While the main structures of Latin America's society and policy remained stable for a long period of time, extending from the colonial period into the nineteenth century, in recent decades the change process has been greatly accelerated. There have been important changes in the political culture and values, the economic structure, the social and class structure, the political groups and organizations, the range of public policy, and the international business environment.

Latin America's political culture is undergoing profound transformations. New values and ideologies have challenged the old belief systems. New communications and transportation networks are breaking down traditional isolation. It is plain that the older bases of legitimacy are being displaced by a great variety of new ideologies. The economic system has also altered irreversibly. Latin American countries are no longer sleepy, lazy, rural agricultural entities. Argentina, Brazil, Mexico, Venezuela, Chile, Colombia and Peru have taken their place among the more industrialized nations of the world. In these and other Latin American countries, manufacturing, mining, and services generate as much or more GNP as agriculture. A new labor class has risen up.

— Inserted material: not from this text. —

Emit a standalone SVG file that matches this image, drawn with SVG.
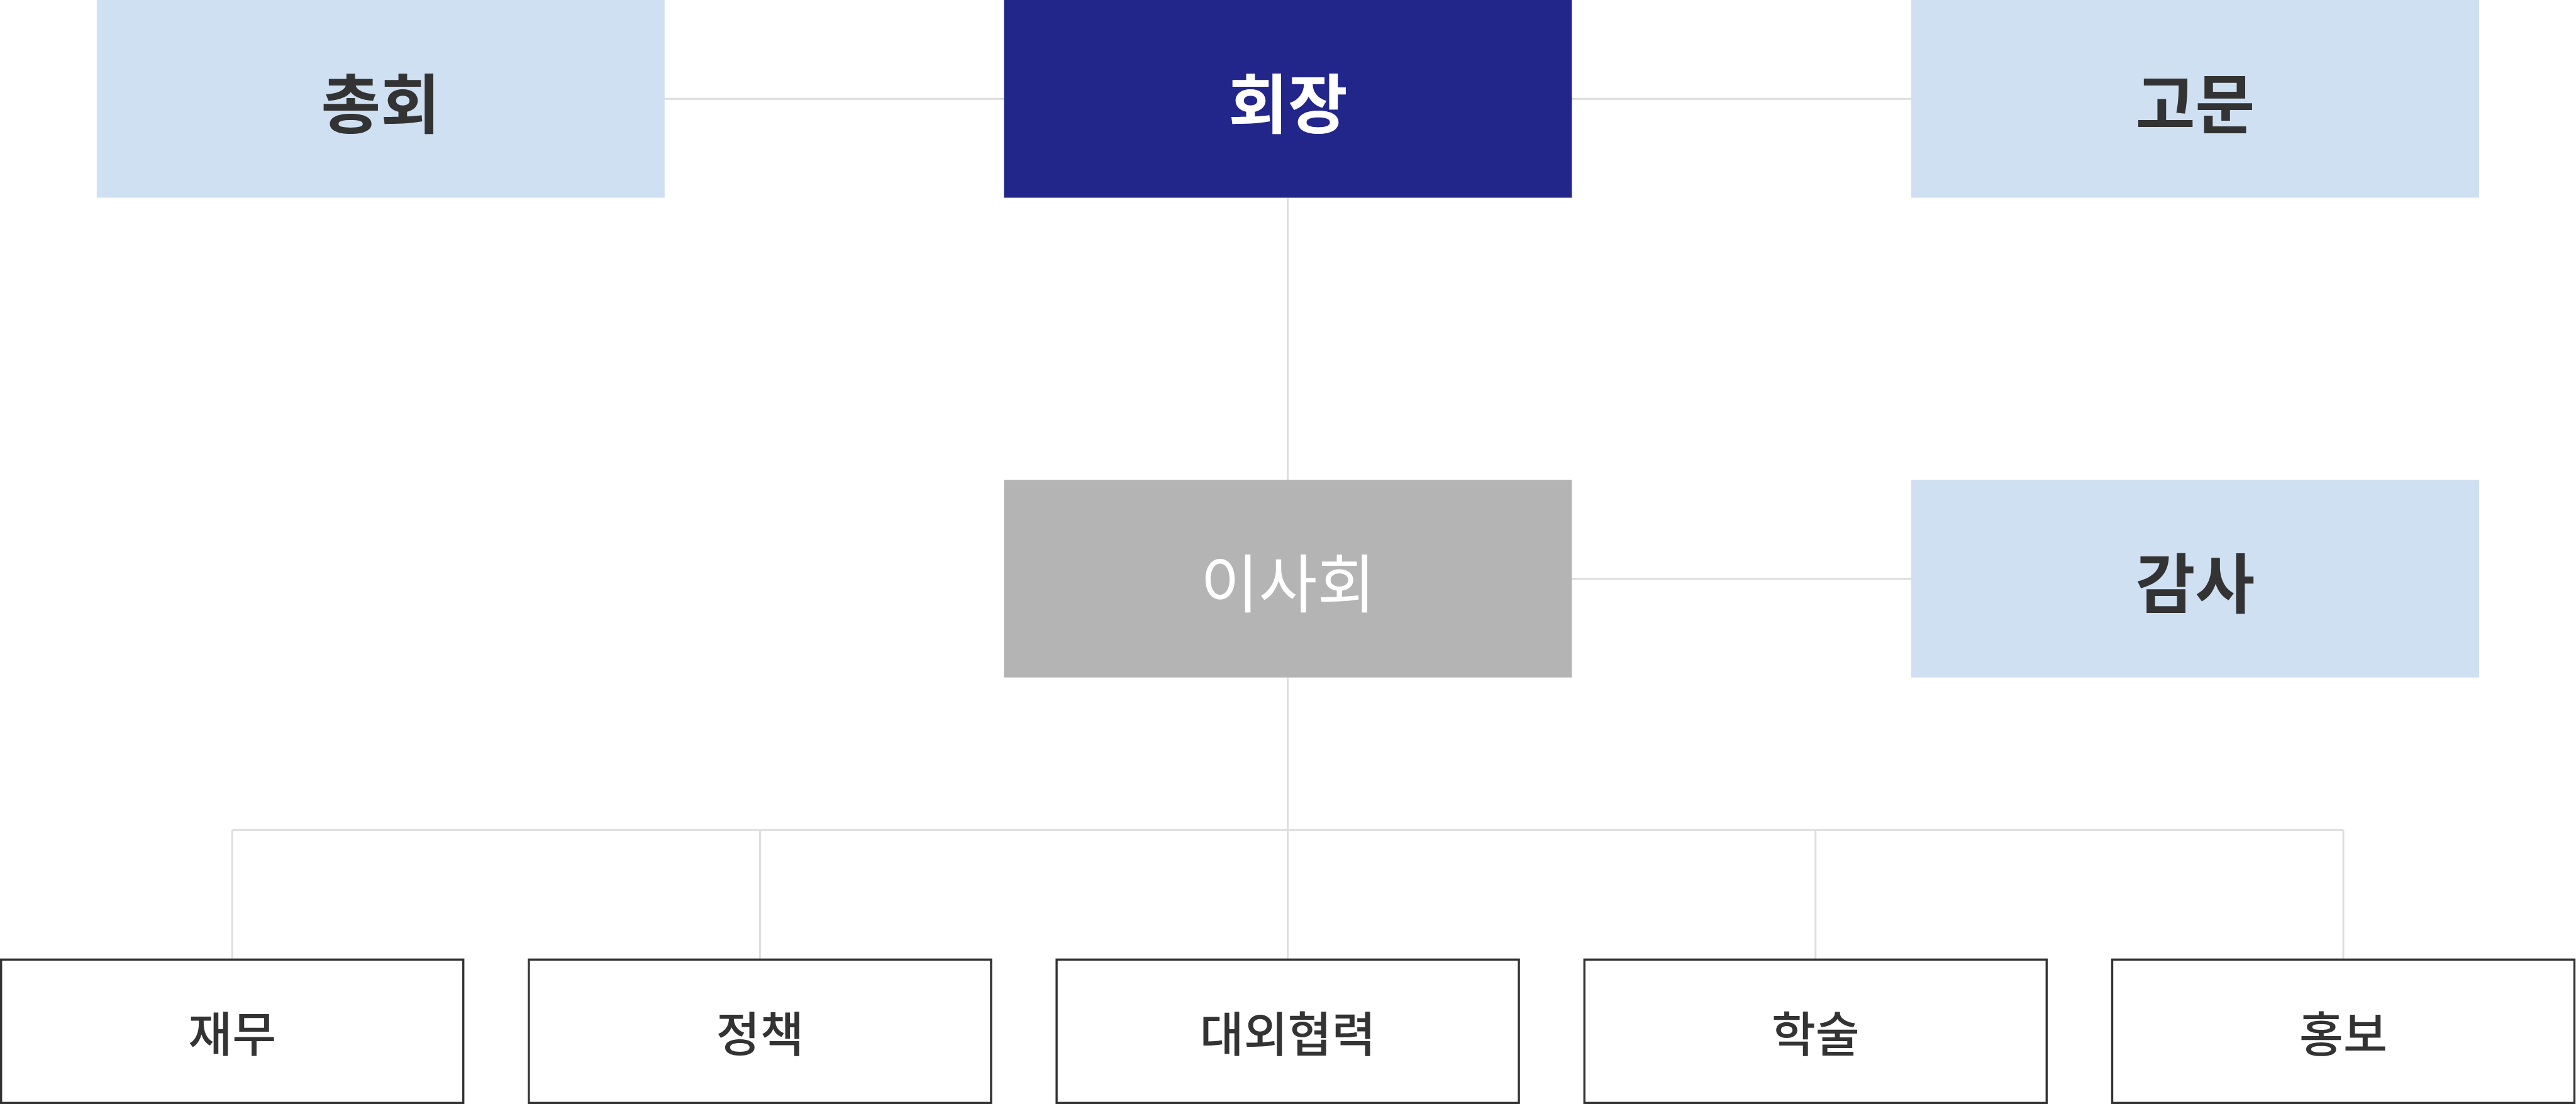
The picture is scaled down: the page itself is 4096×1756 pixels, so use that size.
<svg xmlns="http://www.w3.org/2000/svg" width="4096" height="1756" viewBox="0 0 4096 1756">
<style>
.bg{fill:#ffffff}
.blue{fill:#cfe0f2}
.navy{fill:#22268a}
.gray{fill:#b4b4b4}
.dept{fill:#ffffff;stroke:#333333;stroke-width:3.4}
.conn{stroke:#dddddd;stroke-width:3;fill:none}
.big{font-family:"Noto Sans CJK KR","Noto Sans",sans-serif;font-size:103px;font-weight:700;text-anchor:middle;dominant-baseline:central}
.mid{font-family:"Noto Sans CJK KR","Noto Sans",sans-serif;font-size:101px;font-weight:400;text-anchor:middle;dominant-baseline:central;fill:#ffffff}
.small{font-family:"Noto Sans CJK KR","Noto Sans",sans-serif;font-size:76px;font-weight:500;text-anchor:middle;dominant-baseline:central;fill:#333333}
.dark{fill:#333333}
.white{fill:#ffffff}
</style>
<rect class="bg" x="0" y="0" width="4096" height="1756"/>
<g id="connectors">
<line class="conn" x1="1056" y1="157.2" x2="1597" y2="157.2"/>
<line class="conn" x1="2499" y1="157.2" x2="3040" y2="157.2"/>
<line class="conn" x1="2047.6" y1="314.5" x2="2047.6" y2="763.2"/>
<line class="conn" x1="2499" y1="920.4" x2="3040" y2="920.4"/>
<line class="conn" x1="2047.6" y1="1077.6" x2="2047.6" y2="1525"/>
<line class="conn" x1="369.2" y1="1320.3" x2="3726" y2="1320.3"/>
<line class="conn" x1="369.2" y1="1320.3" x2="369.2" y2="1525"/>
<line class="conn" x1="1208.4" y1="1320.3" x2="1208.4" y2="1525"/>
<line class="conn" x1="2886.8" y1="1320.3" x2="2886.8" y2="1525"/>
<line class="conn" x1="3726" y1="1320.3" x2="3726" y2="1525"/>
</g>
<g id="node-chonghoe">
<rect class="blue" x="153.8" y="0" width="903" height="314.5"/>
<text class="big dark" x="605.3" y="159">총회</text>
</g>
<g id="node-hoejang">
<rect class="navy" x="1596.4" y="0" width="903" height="314.5"/>
<text class="big white" x="2048" y="159">회장</text>
</g>
<g id="node-gomun">
<rect class="blue" x="3039" y="0" width="903" height="314.5"/>
<text class="big dark" x="3490.5" y="159">고문</text>
</g>
<g id="node-isahoe">
<rect class="gray" x="1596.4" y="763.2" width="903" height="314.4"/>
<text class="mid" x="2048" y="922">이사회</text>
</g>
<g id="node-gamsa">
<rect class="blue" x="3039" y="763.2" width="903" height="314.4"/>
<text class="big dark" x="3490.5" y="922">감사</text>
</g>
<g id="node-jaemu">
<rect class="dept" x="1.7" y="1526.3" width="735" height="228"/>
<text class="small" x="369.2" y="1640">재무</text>
</g>
<g id="node-jeongchaek">
<rect class="dept" x="840.9" y="1526.3" width="735" height="228"/>
<text class="small" x="1208.4" y="1640">정책</text>
</g>
<g id="node-daeoe">
<rect class="dept" x="1680.1" y="1526.3" width="735" height="228"/>
<text class="small" x="2047.6" y="1640">대외협력</text>
</g>
<g id="node-haksul">
<rect class="dept" x="2519.3" y="1526.3" width="735" height="228"/>
<text class="small" x="2886.8" y="1640">학술</text>
</g>
<g id="node-hongbo">
<rect class="dept" x="3358.5" y="1526.3" width="735" height="228"/>
<text class="small" x="3726" y="1640">홍보</text>
</g>
</svg>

In many Latin American countries, a strong middle class has also evolved. The problem is that this class is so internally divided that it fails to offer few possibilities of stable rule. Nevertheless, Latin America has been politically stable in the last ten years.

The elite groups are now increasingly differentiated between old landed wealth and new industrial banking, commercial, and manufacturing elements. The social composition of the Church and the military officer corps has changed from upper to middle class. An urban subproletariat has emerged in all countries of Latin America, and in the countryside, the peasant has become better informed, organized, and mobilized (http://www.yahoo.fr).

New political parties have appeared. These have been founded after new ideologies and often are mass based. The extent of governmental policy has greatly expanded. In addition to agrarian reform, economic development, urban policy and family planning, new initiatives have been started which include housing, water supplies, education, health care, electric power, literacy and numeracy programs, irrigation, flood control, highway construction, and reforestation. New norms of honesty and efficiency exist. Governments are increasingly being judged on the basis of their ability to deliver the programs they promised before being elected. And, when presidents deliver to themselves and their friends what they promised to deliver to the people they represent -a more prosperous and better life -, they are impeached by the people. Human rights have become a major issue, although there is room for improvement there. The Lima massacre is a case in point.

The international business environment in which Latin American countries operate has also changed. Latin America is no longer isolated from the rest of the world, producing chiefly for itself. It is now permanently linked to the global market. The decline of United States dominance in Latin America is also evident. Business from Japan, the United Kingdom, Germany, Italy, France, South Korea, and China are beating out U.S. competitors for the major contracts in Latin America. However, one should not lose sight of the reality. Shades of elitism and authoritarian mentality still exist. It is exactly the conflict between these rival conceptions, the change-oriented forces on the one hand and the defenders of the status quo on the other, that lies at the heart of contemporary Latin American politics. The struggle is certain to continue as Latin America takes charge of its own future.